Is the High Yield Bond Bounce a Sustainable Rally?

High yield bond issues have been surging after the U.S. Federal Reserve decided to backstop junk debt as part of their economic stimulus efforts. Is there too much optimism fueling the bounce in high yield or the rally sustainable?

“The surge in issuance follows an even bigger boom in new sales of investment-grade bonds, as businesses of all stripes try to stock up on funds to weather a period in which many can expect little to no incoming cash flow. Bond sales have continued despite volatility in oil prices, with investors largely separating the problems of energy companies from those in other sectors,” a Wall Street Journal report noted. “Speculative-grade companies—which tend to have large debt loads, challenged business operations or both—had gone most of March without issuing new debt, after investors dumped their bonds and potential borrowing costs skyrocketed.”

“Along with other assets like stocks, high-yield bonds have been boosted by government and central bank policies. Those include the Federal Reserve’s promise to buy investment-grade corporate bonds and even some lower-rated bonds, provided they were only recently downgraded,” the report added further. “Investors’ analysis of history has also helped. Over the past three decades, high-yield bond investors have been able to generate some of their best returns in the months after large selloffs pushed spreads to about 9 percentage points.”
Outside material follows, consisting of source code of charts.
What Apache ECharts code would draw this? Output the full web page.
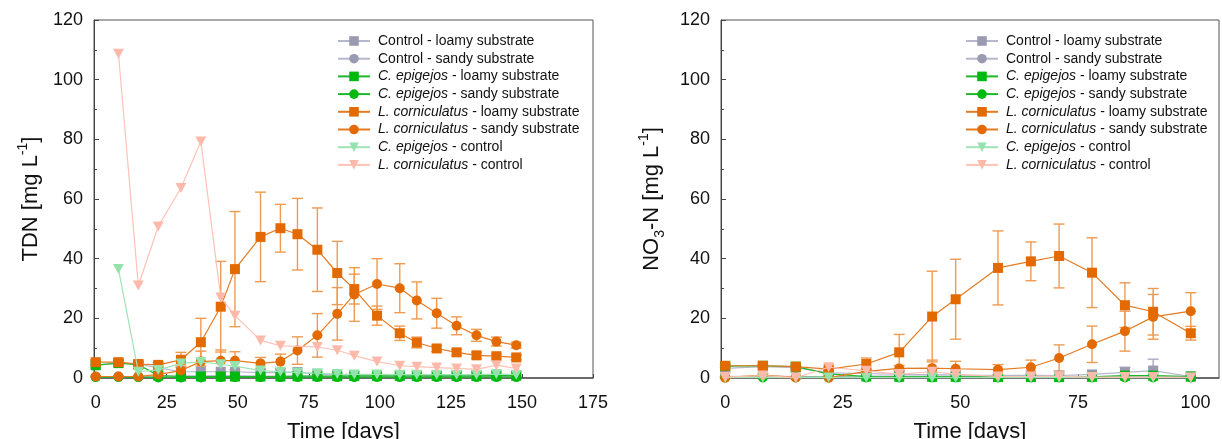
<!DOCTYPE html>
<html>
<head>
<meta charset="utf-8">
<script src="https://cdn.jsdelivr.net/npm/echarts@6/dist/echarts.min.js"></script>
<style>
html,body{margin:0;padding:0;background:#fff;}
#c{width:1222px;height:439px;}
</style>
</head>
<body>
<div id="c"></div>
<script>
// ---------- DATA ----------
const seriesNames = [
  'Control - loamy substrate',
  'Control - sandy substrate',
  'C. epigejos - loamy substrate',
  'C. epigejos - sandy substrate',
  'L. corniculatus - loamy substrate',
  'L. corniculatus - sandy substrate',
  'C. epigejos - control',
  'L. corniculatus - control'
];
const xTicksTDN = [0, 25, 50, 75, 100, 125, 150, 175];
const xTicksNO3 = [0, 25, 50, 75, 100];
const yTicks = [0, 20, 40, 60, 80, 100, 120];

// TDN (left panel)
const daysTDN = [0, 8, 15, 22, 30, 37, 44, 49, 58, 65, 71, 78, 85, 91, 99, 107, 113, 120, 127, 134, 141, 148];
const tdnCtrlLoamy = [4.3, 5.0, 4.6, 3.5, 2.1, 2.1, 2.1, 2.1, 1.8, 1.8, 2.0, 1.3, 1.1, 1.0, 1.0, 1.0, 0.9, 0.9, 0.9, 0.9, 1.0, 0.9];
const tdnCtrlSandy = [0.4, 0.5, 0.5, 0.6, 0.7, 0.7, 0.8, 0.8, 0.6, 0.6, 0.6, 0.6, 0.5, 0.5, 0.5, 0.5, 0.5, 0.5, 0.5, 0.5, 0.5, 0.5];
const tdnCepLoamy = [4.3, 5.0, 4.5, 0.8, 0.5, 0.5, 0.5, 0.5, 0.5, 0.5, 0.6, 0.6, 0.6, 0.7, 0.7, 0.7, 0.7, 0.7, 0.7, 0.7, 0.8, 0.8];
const tdnCepSandy = [0.3, 0.3, 0.3, 0.2, 0.2, 0.2, 0.3, 0.3, 0.3, 0.3, 0.3, 0.3, 0.3, 0.3, 0.3, 0.3, 0.3, 0.3, 0.3, 0.3, 0.3, 0.3];
const tdnLcLoamy = [5.3, 5.3, 4.7, 4.4, 6.1, 12.0, 23.9, 36.5, 47.3, 50.2, 48.2, 43.0, 35.2, 29.8, 20.9, 15.0, 11.9, 9.9, 8.6, 7.6, 7.3, 6.9];
const tdnLcLoamyErr = [0.8, 0.5, 0.6, 0.8, 2.5, 8.0, 15.2, 19.3, 15.0, 8.0, 12.0, 14.0, 10.6, 5.0, 3.2, 2.4, 1.8, 1.0, 1.0, 1.0, 0.8, 0.8];
const tdnLcSandy = [0.5, 0.5, 0.5, 1.2, 2.5, 5.5, 5.8, 5.8, 4.9, 5.5, 9.2, 14.3, 21.5, 28.0, 31.5, 30.1, 26.0, 21.7, 17.5, 14.3, 12.2, 11.0];
const tdnLcSandyErr = [0.2, 0.2, 0.2, 0.5, 1.5, 3.5, 3.6, 3.0, 2.0, 2.5, 4.6, 7.3, 8.8, 9.0, 8.5, 8.2, 6.2, 5.0, 3.0, 2.0, 1.5, 1.0];
const tdnCepControl = [null, 36.5, 2.1, 2.7, 4.9, 5.4, 4.6, 4.0, 2.5, 2.1, 1.8, 1.6, 1.3, 1.2, 1.2, 1.1, 1.1, 1.1, 1.1, 1.1, 1.3, 1.1];
const tdnLcControl = [null, 108.7, 31.0, 50.8, 63.7, 79.3, 27.0, 20.9, 12.6, 10.8, null, 10.4, 9.3, 7.5, 5.5, 4.1, 3.8, 3.5, 3.2, 2.9, 4.3, 3.2];

// NO3-N (right panel)
const daysNO3 = [0, 8, 15, 22, 30, 37, 44, 49, 58, 65, 71, 78, 85, 91, 99];
const no3CtrlLoamy = [3.2, 3.8, 3.5, 1.7, 1.5, 1.2, 1.1, 1.0, 0.9, 0.9, 0.8, 1.2, 1.9, 2.5, 0.5];
const no3CtrlLoamyErr = [0, 0, 0, 0, 0, 0, 0, 0, 0, 0, 0, 0, 1.7, 3.8, 0];
const no3CtrlSandy = [0.5, 0.6, 0.5, 0.5, 0.6, 0.6, 0.6, 0.6, 0.5, 0.5, 0.5, 0.5, 0.6, 0.6, 0.5];
const no3CepLoamy = [4.0, 4.1, 3.8, 1.4, 0.5, 0.4, 0.4, 0.4, 0.3, 0.3, 0.3, 0.4, 0.8, 0.8, 0.5];
const no3CepSandy = [0.2, 0.2, 0.2, 0.2, 0.2, 0.2, 0.2, 0.2, 0.2, 0.2, 0.2, 0.2, 0.2, 0.2, 0.2];
const no3LcLoamy = [4.1, 4.1, 3.8, 3.0, 4.7, 8.6, 20.6, 26.4, 36.9, 39.1, 40.9, 35.3, 24.4, 22.2, 15.0];
const no3LcLoamyErr = [0.5, 0.4, 0.4, 0.5, 2.0, 6.0, 15.2, 13.4, 12.4, 6.5, 10.7, 11.7, 7.5, 7.8, 2.3];
const no3LcSandy = [0.1, 1.0, 0.2, 0.1, 2.2, 3.2, 3.3, 3.1, 2.8, 3.6, 6.7, 11.3, 15.7, 20.5, 22.4];
const no3LcSandyErr = [0.2, 0.5, 0.2, 0.2, 0.8, 1.0, 2.7, 2.5, 1.7, 2.4, 4.4, 6.1, 6.7, 7.5, 6.2];
const no3CepControl = [0.1, 0.1, 0.1, 0.2, 0.1, 0.1, 0.1, 0.1, 0.1, 0.1, 0.1, 0.1, 0.1, 0.1, 0.1];
const no3LcControl = [0.3, 0.8, 0.1, 3.6, 2.4, 1.3, 2.1, 1.3, 0.5, 0.5, 0.6, 0.3, 0.3, 0.3, 0.2];

// ---------- STYLE ----------
const FONT = 'Liberation Sans, Arial, sans-serif';
const styles = [
  {sym: 'rect', mark: '#9a9ab2', line: '#b6b6cc'},
  {sym: 'circle', mark: '#9a9ab2', line: '#b6b6cc'},
  {sym: 'rect', mark: '#00b90f', line: '#1fb72a'},
  {sym: 'circle', mark: '#00b90f', line: '#1fb72a'},
  {sym: 'rect', mark: '#e36a00', line: '#e57a20'},
  {sym: 'circle', mark: '#e36a00', line: '#e57a20'},
  {sym: 'path://M0,0 L10,0 L5,9 Z', mark: '#94e2ad', line: '#9fe4b4'},
  {sym: 'path://M0,0 L10,0 L5,9 Z', mark: '#ffb9aa', line: '#ffc2b5'}
];

function pairs(days, vals) {
  return days.map((d, i) => [d, vals[i]]);
}
function errData(days, vals, errs) {
  const out = [];
  days.forEach((d, i) => {
    if (vals[i] == null || !errs[i]) return;
    out.push([d, Math.max(0, vals[i] - errs[i]), vals[i] + errs[i]]);
  });
  return out;
}
function errSeries(idx, days, vals, errs, color) {
  return {
    type: 'custom', xAxisIndex: idx, yAxisIndex: idx, silent: true, z: 2,
    encode: {x: 0, y: [1, 2]},
    data: errData(days, vals, errs),
    renderItem: function (params, api) {
      const x = api.value(0), lo = api.value(1), hi = api.value(2);
      const p1 = api.coord([x, hi]), p2 = api.coord([x, lo]);
      const w = 5.5;
      const st = {stroke: color, lineWidth: 1.4};
      return {type: 'group', children: [
        {type: 'line', shape: {x1: p1[0], y1: p1[1], x2: p2[0], y2: p2[1]}, style: st},
        {type: 'line', shape: {x1: p1[0] - w, y1: p1[1], x2: p1[0] + w, y2: p1[1]}, style: st},
        {type: 'line', shape: {x1: p2[0] - w, y1: p2[1], x2: p2[0] + w, y2: p2[1]}, style: st}
      ]};
    }
  };
}
function lineSeries(idx, k, days, vals) {
  const s = styles[k];
  return {
    name: seriesNames[k], type: 'line', xAxisIndex: idx, yAxisIndex: idx,
    data: pairs(days, vals), connectNulls: true,
    symbol: s.sym, symbolSize: k >= 6 ? [11, 10] : 10, showAllSymbol: true,
    lineStyle: {color: s.line, width: 1.2},
    itemStyle: {color: s.mark},
    z: 3 + k * 0.1,
    animation: false
  };
}

const tdnSets = [tdnCtrlLoamy, tdnCtrlSandy, tdnCepLoamy, tdnCepSandy, tdnLcLoamy, tdnLcSandy, tdnCepControl, tdnLcControl];
const no3Sets = [no3CtrlLoamy, no3CtrlSandy, no3CepLoamy, no3CepSandy, no3LcLoamy, no3LcSandy, no3CepControl, no3LcControl];

const series = [];
series.push(errSeries(0, daysTDN, tdnLcLoamy, tdnLcLoamyErr, '#f09a50'));
series.push(errSeries(0, daysTDN, tdnLcSandy, tdnLcSandyErr, '#f09a50'));
series.push(errSeries(1, daysNO3, no3CtrlLoamy, no3CtrlLoamyErr, '#a9a9c2'));
series.push(errSeries(1, daysNO3, no3LcLoamy, no3LcLoamyErr, '#f09a50'));
series.push(errSeries(1, daysNO3, no3LcSandy, no3LcSandyErr, '#f09a50'));
tdnSets.forEach((v, k) => series.push(lineSeries(0, k, daysTDN, v)));
no3Sets.forEach((v, k) => series.push(lineSeries(1, k, daysNO3, v)));

function legend(left) {
  return {
    orient: 'vertical', left: left, top: 34, padding: 0,
    itemWidth: 32, itemHeight: 12, itemGap: 3.7,
    data: seriesNames, selectedMode: false,
    formatter: n => n.replace(/^(C\. epigejos|L\. corniculatus)/, '{i|$1}'),
    textStyle: {fontFamily: FONT, fontSize: 14, color: '#111', lineHeight: 12, padding: [0, 0, 0, 3],
      rich: {i: {fontFamily: FONT, fontSize: 14, fontStyle: 'italic', color: '#111', lineHeight: 12}}}
  };
}

function xAxis(idx, min, max, ticks) {
  return {
    type: 'value', gridIndex: idx, min: min, max: max,
    name: 'Time [days]', nameLocation: 'middle', nameGap: 43,
    nameTextStyle: {fontFamily: FONT, fontSize: 22, color: '#111'},
    axisLine: {show: true, onZero: false, lineStyle: {color: '#555', width: 1.5}},
    axisTick: {show: true, inside: true, length: 4, customValues: ticks, lineStyle: {color: '#444'}},
    axisLabel: {customValues: ticks, fontFamily: FONT, fontSize: 18, color: '#111', margin: 16},
    splitLine: {show: false}
  };
}
function yAxis(idx, nameText, gap) {
  return {
    type: 'value', gridIndex: idx, min: 0, max: 120, interval: 20,
    name: nameText, nameLocation: 'middle', nameGap: gap, nameRotate: 90,
    nameTextStyle: {fontFamily: FONT, fontSize: 22, color: '#111', lineHeight: 30,
      rich: {
        sup: {fontFamily: FONT, fontSize: 14, lineHeight: 14, verticalAlign: 'top', color: '#111'},
        sub: {fontFamily: FONT, fontSize: 14, lineHeight: 14, verticalAlign: 'bottom', color: '#111'}
      }},
    axisLine: {show: true, onZero: false, lineStyle: {color: '#444', width: 1}},
    axisTick: {show: true, inside: true, length: 5, lineStyle: {color: '#444'}},
    minorTick: {show: true, splitNumber: 2, length: 3, lineStyle: {color: '#444'}},
    axisLabel: {fontFamily: FONT, fontSize: 18, color: '#111', margin: 11},
    splitLine: {show: false}
  };
}

const chart = echarts.init(document.getElementById('c'), null, {renderer: 'canvas'});
chart.setOption({
  animation: false,
  backgroundColor: '#fff',
  grid: [
    {left: 94, top: 20, width: 499, height: 358, show: true, borderColor: '#555', borderWidth: 1, backgroundColor: 'transparent', outerBoundsMode: 'none', containLabel: false},
    {left: 721, top: 20, width: 498, height: 358, show: true, borderColor: '#555', borderWidth: 1, backgroundColor: 'transparent', outerBoundsMode: 'none', containLabel: false}
  ],
  legend: [legend(337), legend(965)],
  xAxis: [xAxis(0, -0.6, 175, xTicksTDN), xAxis(1, -0.9, 105, xTicksNO3)],
  yAxis: [yAxis(0, 'TDN [mg L{sup|-1}]', 48), yAxis(1, 'NO{sub|3}-N [mg L{sup|-1}]', 54)],
  series: series
});
</script>
</body>
</html>
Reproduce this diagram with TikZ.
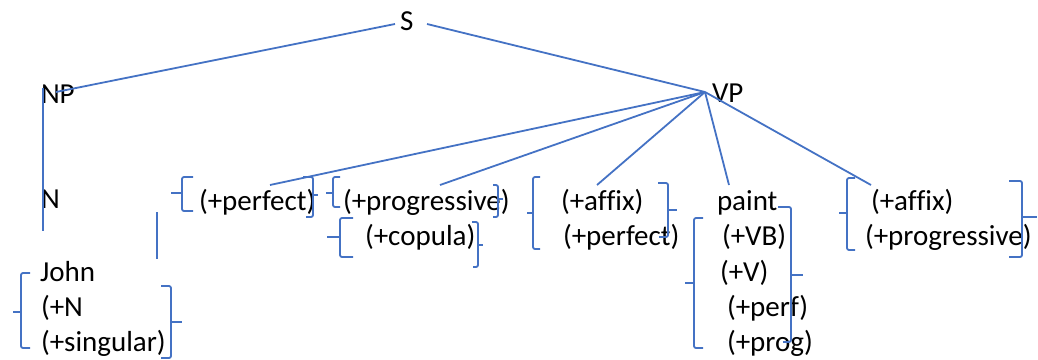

Investors looking to add high yield bond exposure to their ETF portfolios can look at the iShares iBoxx $ High Yield Corporate Bond ETF (HYG) and the SPDR Bloomberg Barclays High Yield Bond ETF (JNK). These funds allow investors to get high yield bond exposure without actually purchasing the debt itself.

An Active, Investment-Grade ETF Option

If high yield is too much risk to bear, investors can opt for an investment-grade option like the Principal Investment Grade Corporate Active ETF (IG). IG seeks to provide current income and, as a secondary objective, capital appreciation.

Additionally, the fund is an actively managed ETF that seeks to achieve its investment objective by investing, under normal circumstances, at least 80% of its net assets, plus any borrowings for investment purposes, in investment grade corporate bonds and other fixed income securities at the time of purchase. “Investment grade” securities are rated BBB- or higher by S&P Global Ratings (“S&P Global”) or Baa3 or higher by Moody’s Investors Service, Inc. (“Moody’s”) or, if unrated, of comparable quality in the opinion of those selecting such investments.